Other mapping providers mainly focus on lateral (x) and longitudinal (y) localization. Their maps are also in 2 dimensions and do not allow for 6 degrees of freedom {x, y, z, roll, pitch, yaw}. There are a few companies that provide 6 degrees of freedom in localization using SLAM. However, SLAM is not the correct approach since the amount of raw sensor data is very large. The task of performing real-time spatial transforms on two coordinate systems using large data sets (GBs/km) is very expensive to compute and requires a significant memory. In an attempt to solve this, many providers have used multiple GPUs, but these limit them to speeds of less than 40 kph.

 

Current vision-based localization techniques rely on having pre-cached sensor data of the environment. As the car enters the environment with pre-cached sensor data, the car compares the sensor data it sees in the environment to the cached sensor data, and based on the section of sensor data that matched, the car can correct its position. However, storing and comparing sensor data is computationally expensive. 1 kilometer of raw sensor data is roughly 3-5 gigabytes. To compare such high volumes of data, the autonomous car needs 7-10 GPUs to localize at a speed of 40 kph. To support these GPUs, the car needs roughly 1200 W of dedicated power.

At Civil Maps, we have developed a technique that utilizes signatures, reducing gigabytes of data into kilobytes of data. Using this approach we can then localize a car with six degrees of freedom using an off the shelf Arm Cortex processor in real time. This Arm Cortex processor is used in many iPhone and iPad devices, consuming 5-10 W of dedicated power.

Civil Maps’ signature based localization in 6 dimensions relies on compressing raw sensor data into lightweight signatures. The compression converts 3-5 gigabytes of raw sensor data per kilometer into 100 kilobytes of signature data. The small data footprint of signatures allows us to render and compare them rapidly and localize a car using a single consumer grade CPU. Besides CPU, signature based localization significantly reduces the power required for localization. In other words Civil Maps does SLAM on fingerprints (kilobytes per kilometer) while other mapping providers do SLAM on raw point cloud data (gigabytes per kilometer).

Map Projections

Once an autonomous car is locked on to it’s position and pose, it can use a priori information such as a map to annotate or place bounding boxes into the real sensor space. In other words, we can take map data that exists in a UTM coordinate system and project it into the pixel space of a camera, or into the vehicle reference frame of the LiDAR. The ability to move back and forth between the geo-reference frame and the vehicle reference frame allows for the usage of a priori information to drastically reduce the computational overhead on an autonomous car.

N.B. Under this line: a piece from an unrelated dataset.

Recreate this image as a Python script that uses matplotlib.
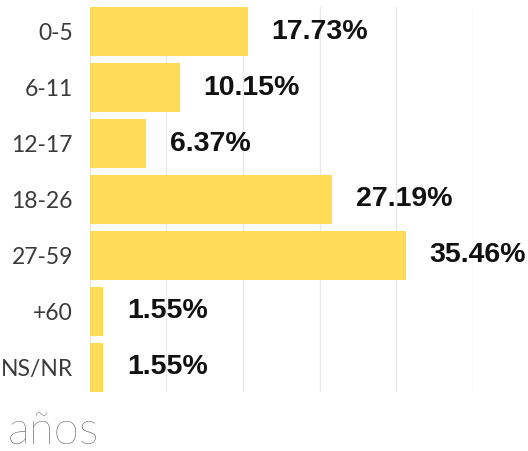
import numpy as np
import matplotlib.pyplot as plt

# age groups and share of cases (%)
groups = ['0-5', '6-11', '12-17', '18-26', '27-59', '+60', 'NS/NR']
shares = [17.73, 10.15, 6.37, 27.19, 35.46, 1.55, 1.55]
labels = ['17.73%', '10.15%', '6.37%', '27.19%', '35.46%', '1.55%', '1.55%']

BAR_COLOR = '#FFDB58'
XMAX = 43

fig = plt.figure(figsize=(5.28, 4.51), dpi=100)
ax = fig.add_axes([89.5/528, 1-391.7/451, (473-89.5)/528, (391.7-7.3)/451])

y = np.arange(len(groups))
bh = 49/55.9
ax.barh(y, shares, height=bh, color=BAR_COLOR, zorder=2)

ax.set_xlim(0, XMAX)
ax.set_ylim(len(groups)-0.5-(1-bh)/2, -0.5+(1-bh)/2)

for xv in np.linspace(0, XMAX, 6):
    ax.axvline(xv, color='#e9e9e9', lw=1, zorder=1)

for yi, v, lab in zip(y, shares, labels):
    ax.annotate(lab, (v, yi), xytext=(17, 0), textcoords='offset points',
                ha='left', va='center', fontsize=20.5, fontweight='bold',
                family=['Liberation Sans', 'DejaVu Sans'], color='#111111',
                clip_on=False)

ax.set_yticks(y)
ax.set_yticklabels(groups, family=['Lato', 'DejaVu Sans'], fontweight='normal',
                   fontsize=16.5, color='#3a3a3a')
ax.tick_params(axis='y', length=0, pad=12)
ax.set_xticks([])
for s in ax.spines.values():
    s.set_visible(False)

fig.text(8/528, 1-444/451, 'años', family=['Lato', 'DejaVu Sans'], fontweight='light',
         fontsize=33, color='#444444', ha='left', va='baseline')

fig.savefig('out.png', dpi=100)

In our first example, Civil Maps is taking map data and localizing the car. Since the front facing camera on the car is placed on a rigid body, the relative distance between the IMU and the camera is known. The angular differences between the camera and the IMU are also known because the camera is mounted on the body of the car. Using a 4×4 translational & rotational matrix the map vectors from the IMU coordinate system can be projected into the camera’s field of view. By annotating the pixel values of the camera, the map data can be leveraged to create regions of interest around traffic signals, speed limit signs and other signage.

In the future, Civil Maps can also audit the maps in real time using this technology with LiDARs and cameras. Using the real time projections into camera and LiDAR space, Civil Maps can compare what it is seeing in real time sensor space with what is stored in a priori map. If there is a discrepancy, an update can be sent to the cloud and shared with other cars. If there is no discrepancy, the cellular bandwidth usage is saved because the car doesn’t need to transfer any information.